The defendants contend that, before trial, the Commonwealth suppressed a police report which contained statements made by an informant concerning events observed by the informant on the night of Deegan’s murder.
1. Brady claims. In Brady, supra, the Supreme Court held that “suppression by [a] prosecutor of evidence favorable to an accused upon request violates due process where the evidence is material either to guilt or to punishment, irrespective of the good faith or bad faith of the prosecution.” Id. at 87.

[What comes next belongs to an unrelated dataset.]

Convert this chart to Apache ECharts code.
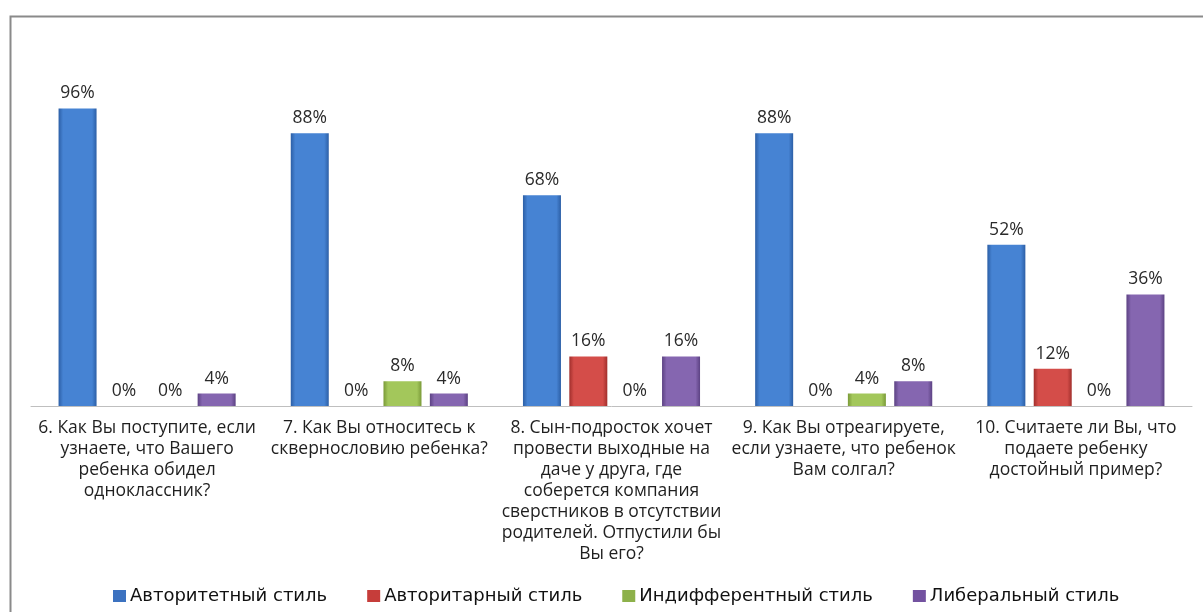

In 1971 this court stated that a prosecutor’s duty to disclose under Brady “must be measured by the directness of the materiality of the item of evidence in question to the defence taken together with the sheer volume of all the evidence in the hands of the prosecution.” Commonwealth v. Beneficial Fin. Co., 360 Mass. 188, 318 (1971), cert. denied sub nom. Farrell v. Massachusetts, 407 U.S. 910, and sub nom. Beneficial Fin. Co. v. Massachusetts, 407 U.S. 914 (1972). Although this court has conceded that it was obviously improper to suppress “significant and material evidence favorable to a criminal defendant, where a defence request reasonably directs the prosecution’s attention to it,” it stated that “[m]uch, however, depends on the particular circumstances and the nature, importance, and relevance of the allegedly suppressed evidence.” Commonwealth v. Cassesso, 360 Mass. 570, 578 n.5 (1971). Cassesso involved an appeal from the denial of a motion for a new trial of one of the other defendants whose conviction arose from the Deegan murder. There the court, in commenting on the duty of the Commonwealth to disclose another police report, noted that the trial transcript contained 7,555 pages. Id. at 577. In Commonwealth v. French, 357 Mass. 356, 399 A-2 (1970), the court concluded that the trial judge was not required to grant motions for inspection of exculpatory evidence in the absence of greater specification of the areas of the desired inquiry.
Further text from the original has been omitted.